Another news account in the Rumanian press included this brief. On the night of March 21-22, all the residents of Skutary, who were threatened with deportation to Siberia, tried to escape to the Rumanian side. They were surrounded by border guards. For the next three hours all that was heard was screaming and shots ringing out as people were killed.

A common characteristic in all these escapes, says Mr. Porokhivsky is that all of the people who flee know that they will be shot at, or even killed, by Soviet border guards, but they say that they would rather take this chance than live in "Soviet hell."

Mr. Porokhivsky writes: "All the materials I have collected serve as evidence of the hardships of life in Ukraine, the terror that reigns, the persecution of the Ukrainian population by the Soviets, the robbing of the people and the overworking of the laborers."

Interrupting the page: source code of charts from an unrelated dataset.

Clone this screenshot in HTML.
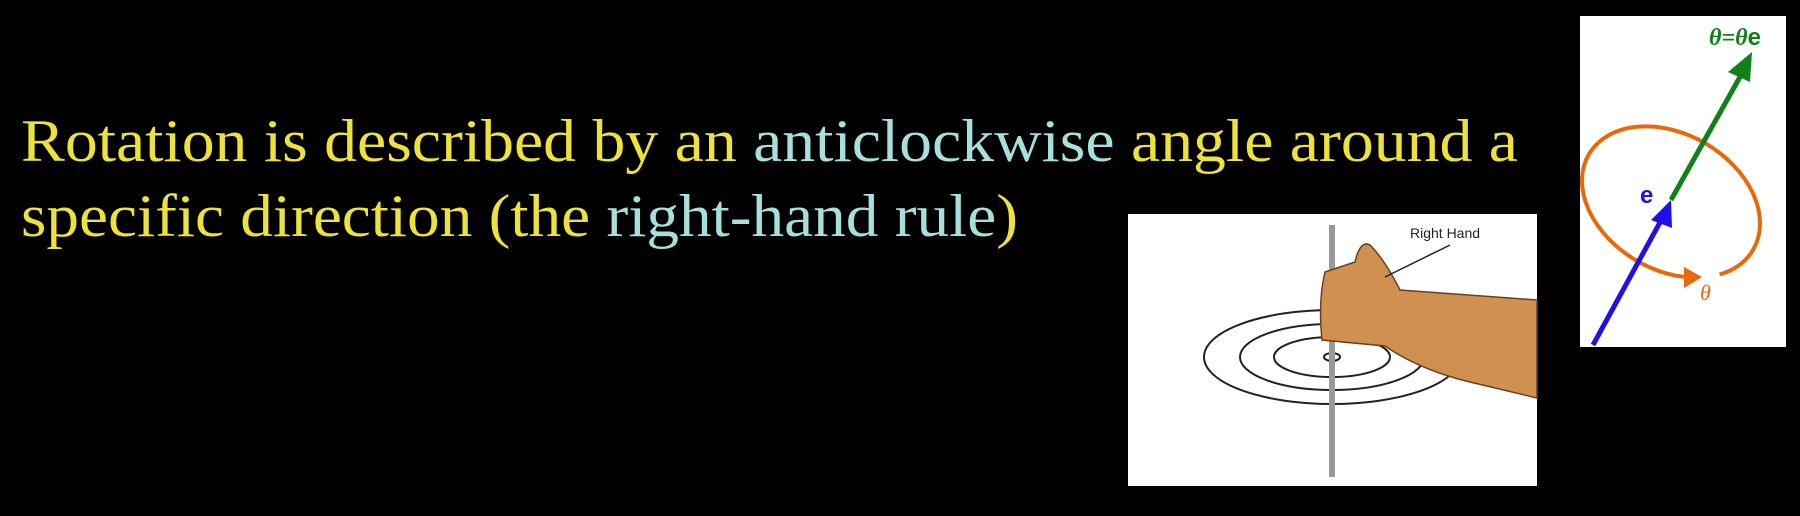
<!DOCTYPE html>
<html><head><meta charset="utf-8"><style>
html,body{margin:0;padding:0;background:#000;width:1800px;height:516px;overflow:hidden}
svg{display:block}
</style></head><body>
<svg width="1800" height="516" viewBox="0 0 1800 516">
<g font-family="'Liberation Serif', serif" font-size="60">
<text x="21" y="161" textLength="1497" lengthAdjust="spacingAndGlyphs" fill="#ece23a">Rotation is described by an <tspan fill="#a6e0dc">anticlockwise</tspan> angle around a</text>
<text x="21" y="236" textLength="997" lengthAdjust="spacingAndGlyphs" fill="#ece23a">specific direction (the <tspan fill="#a6e0dc">right-hand rule</tspan>)</text>
</g>
<g>
<rect x="1128" y="214" width="409" height="272" fill="#fff"/>
<g fill="none" stroke="#222" stroke-width="2">
<ellipse cx="1332" cy="357" rx="128" ry="47"/>
<ellipse cx="1332" cy="357" rx="92" ry="33"/>
<ellipse cx="1332" cy="357" rx="58" ry="20"/>
<ellipse cx="1332" cy="357" rx="8" ry="4"/>
</g>
<rect x="1329" y="225" width="6" height="252" fill="#999"/>
<path d="M1537 300 L1400 290 Q1385 260 1370 245 Q1360 240 1355 262 L1325 272 Q1318 300 1322 340 L1385 346 Q1420 370 1470 382 L1537 398 Z" fill="#d09050" stroke="#6a4020" stroke-width="1.5"/>
<line x1="1385" y1="277" x2="1450" y2="245" stroke="#222" stroke-width="1.5"/>
<text x="1410" y="238" font-family="'Liberation Sans', sans-serif" font-size="14" fill="#222">Right Hand</text>
</g>
<g>
<rect x="1580" y="16" width="206" height="331" fill="#fff"/>
<ellipse cx="1671" cy="202" rx="95" ry="68" transform="rotate(30 1671 202)" fill="none" stroke="#e8690a" stroke-width="4" stroke-dasharray="482 36" stroke-dashoffset="439"/>
<polygon points="1702,277 1684,267 1684,288" fill="#e8690a"/>
<line x1="1593" y1="345" x2="1664" y2="215" stroke="#2010e8" stroke-width="5"/>
<polygon points="1671,200 1651,220 1672,228" fill="#2010e8"/>
<line x1="1671" y1="200" x2="1745" y2="68" stroke="#10801a" stroke-width="5"/>
<polygon points="1752,52 1728,72 1750,82" fill="#10801a"/>
<text x="1640" y="203" font-family="'Liberation Sans', sans-serif" font-weight="bold" font-size="24" fill="#2010e8">e</text>
<text x="1700" y="300" font-family="'Liberation Serif', serif" font-style="italic" font-size="22" fill="#e8690a">θ</text>
<text x="1709" y="45" font-family="'Liberation Serif', serif" font-weight="bold" font-style="italic" font-size="24" fill="#10801a">θ=θ<tspan font-family="'Liberation Sans', sans-serif" font-style="normal">e</tspan></text>
</g>
</svg>
</body></html>
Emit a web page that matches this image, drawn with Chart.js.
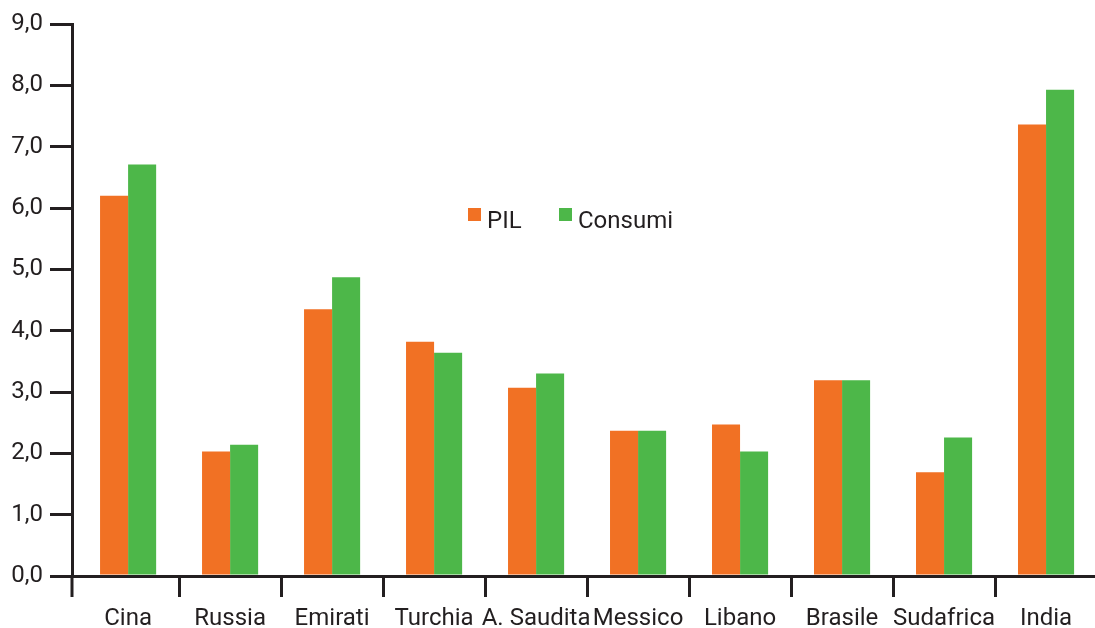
<!DOCTYPE html>
<html>
<head>
<meta charset="utf-8">
<script src="https://cdn.jsdelivr.net/npm/chart.js@4/dist/chart.umd.min.js"></script>
<style>
  html, body { margin: 0; padding: 0; background: #ffffff; }
  #wrap { width: 1095px; height: 628px; }
</style>
</head>
<body>
<div id="wrap"><canvas id="c" width="1095" height="628"></canvas></div>
<script>
// Paesi e tassi di crescita (%)
const categories = ['Cina', 'Russia', 'Emirati', 'Turchia', 'A. Saudita', 'Messico', 'Libano', 'Brasile', 'Sudafrica', 'India'];
const pil      = [6.20, 2.03, 4.35, 3.82, 3.07, 2.37, 2.47, 3.19, 1.69, 7.36];
const consumi  = [6.71, 2.14, 4.87, 3.64, 3.30, 2.37, 2.03, 3.19, 2.26, 7.93];
const yTicks   = [0, 1, 2, 3, 4, 5, 6, 7, 8, 9];

const ORANGE = '#f17124';
const GREEN = '#4db749';
const INK = '#231f20';
const FONT = 'Roboto, "Open Sans", sans-serif';

// Legenda disegnata all'interno dell'area del grafico
const innerLegend = {
  id: 'innerLegend',
  afterDraw(chart) {
    const ctx = chart.ctx;
    ctx.save();
    ctx.font = '24px ' + FONT;
    ctx.textBaseline = 'alphabetic';
    ctx.textAlign = 'left';
    const items = chart.data.datasets.map(d => ({ text: d.label, color: d.backgroundColor }));
    const pos = [{ x: 468 }, { x: 559 }];
    items.forEach((it, i) => {
      ctx.fillStyle = it.color;
      ctx.fillRect(pos[i].x, 208, 13, 13);
      ctx.fillStyle = INK;
      ctx.fillText(it.text, pos[i].x + 19, 228);
    });
    ctx.restore();
  }
};

// L'asse verticale prosegue sotto l'asse orizzontale come prima tacca
const axisFoot = {
  id: 'axisFoot',
  afterDraw(chart) {
    const ctx = chart.ctx;
    const x = chart.scales.y.right;
    const b = chart.chartArea.bottom;
    ctx.save();
    ctx.strokeStyle = INK;
    ctx.lineWidth = 3;
    ctx.beginPath();
    ctx.moveTo(x, b);
    ctx.lineTo(x, b + 21);
    ctx.stroke();
    ctx.restore();
  }
};

new Chart(document.getElementById('c'), {
  type: 'bar',
  data: {
    labels: categories,
    datasets: [
      { label: 'PIL', data: pil, backgroundColor: ORANGE, borderWidth: 0 },
      { label: 'Consumi', data: consumi, backgroundColor: GREEN, borderWidth: 0 }
    ]
  },
  options: {
    responsive: false,
    devicePixelRatio: 1,
    animation: false,
    layout: { padding: { top: 24, right: 0, left: 0, bottom: 0 } },
    datasets: { bar: { categoryPercentage: 0.55, barPercentage: 1.0 } },
    plugins: {
      legend: { display: false },
      tooltip: { enabled: false }
    },
    scales: {
      x: {
        offset: true,
        grid: {
          offset: true,
          drawOnChartArea: false,
          drawTicks: true,
          tickLength: 21,
          color: c => (c.index === 0 ? 'rgba(0,0,0,0)' : INK),
          lineWidth: 3
        },
        border: { display: true, color: INK, width: 3 },
        ticks: {
          color: INK,
          font: { family: FONT, size: 24 },
          padding: 8,
          maxRotation: 0,
          autoSkip: false
        },
        afterFit(scale) { scale.height = 52; },
        afterUpdate(scale) {
          // piccolo margine tra l'asse verticale e la prima categoria
          scale._startValue = -0.55;
          scale._valueRange = 10.03;
        }
      },
      y: {
        min: yTicks[0],
        max: yTicks[yTicks.length - 1],
        afterBuildTicks(scale) { scale.ticks = yTicks.map(v => ({ value: v })); },
        grid: {
          drawOnChartArea: false,
          drawTicks: true,
          tickLength: 22,
          color: INK,
          lineWidth: 3
        },
        border: { display: true, color: INK, width: 3 },
        ticks: {
          color: INK,
          font: { family: FONT, size: 24 },
          padding: 7,
          callback: v => Number(v).toFixed(1).replace('.', ',')
        },
        afterFit(scale) { scale.width = 72; }
      }
    }
  },
  plugins: [innerLegend, axisFoot]
});
</script>
</body>
</html>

The Soviet government's indiscriminate pursuit of grain quotas went to all lengths, and the peasants were threatened if they did not perform the work expected of them by the authorities. This, in turn, caused many peasants to flee in order to save their lives and avoid being sent off to Solovky or Siberia.

Mr. Porokhivsky traveled to the Bessarabian-Ukrainian border and spoke to various people who had escaped to Rumania. Following are quotes from some Ukrainians who escaped to Bessarabia.

Eighteen-year-old Volodymyr Hrytskiv of the village of Nezavertaylivka, said: "I escaped because my mother was sent to Solovky for not meeting her grain quota. I ran away to save myself from a famine death."

Ivan Myroshnychenko, 23, from a village in the Donbas region fled to Rumania on January 6, 1932, because "all of our stored grain and livestock was taken from us for we did not meet the government's grain quota. Everyone was threatened with Solovky."

Sophia Kohut, 18, of the village of Khoroshivka, said: "They wanted me to join the Communist Party. I did not want to; they did not let me live."

Fedir Horodnyk, 23, of Chornobyl in the Kiev region told Mr. Porokhivsky: "I could not serve the Communists who ruined my family."

Mr. Porokhivsky talked to 20 different people and got the same type of response from all. He gives his own explanation based on the news briefs he read and the refugees he interviewed. He says that the Soviet government planned to collect a certain amount of grain in 1931-32. The government did not take into consideration whether a village could meet this quota and sent the peasants to jails or to Siberia, and it even shot at or killed the ones who spoke up. Mr. Porokhivsky ends his letter to Svoboda by saying that the physical existence of the Ukrainian people is threatened by the greatest danger they have ever had to experience.

A story datelined Moscow that appeared in Svoboda on May 17, 1932, reported that, despite the Soviet government's issued statements and planting campaigns, the peasants do not meet the quotas issued. According to the five-year plan, 200 million acres of land should have been planted - only one-fourth of the quota.

* * *

In the month of May 1932 the body of Charles Lindbergh's baby son, who had been missing for two months, was found in a forest.

Amelia Earhart Putnam, an American aviator, also made world headlines as she became the first woman to make a solo flight across the Atlantic, exactly five years after Mr. Lindbergh's son fight.

The Japanese-Chinese battle raged on, with the Japanese troops moving through Manchuria toward Khabarovsk.

In the Soviet Union, all talk was centered on war with Japan. Newspapers in the Soviet Union reported rumors that America would help the USSR if indeed it came to war between the two countries.

In Japan, people were so absorbed by war talk that they took little interest in the funeral of Ki Inukai, the 77-year-old prime minister of Japan and leader of Japanese nationalists, who was assassinated by young officers who broke into his apartment.

In France, a Russian emigre shot and killed the president of France, 75-year-old Paul Doumer. The president was succeeded by Albert Lebrun.

In Western Ukraine, which was then under Polish rule, mass arrests and trials of members of the Organization of Ukrainian Nationalists continued.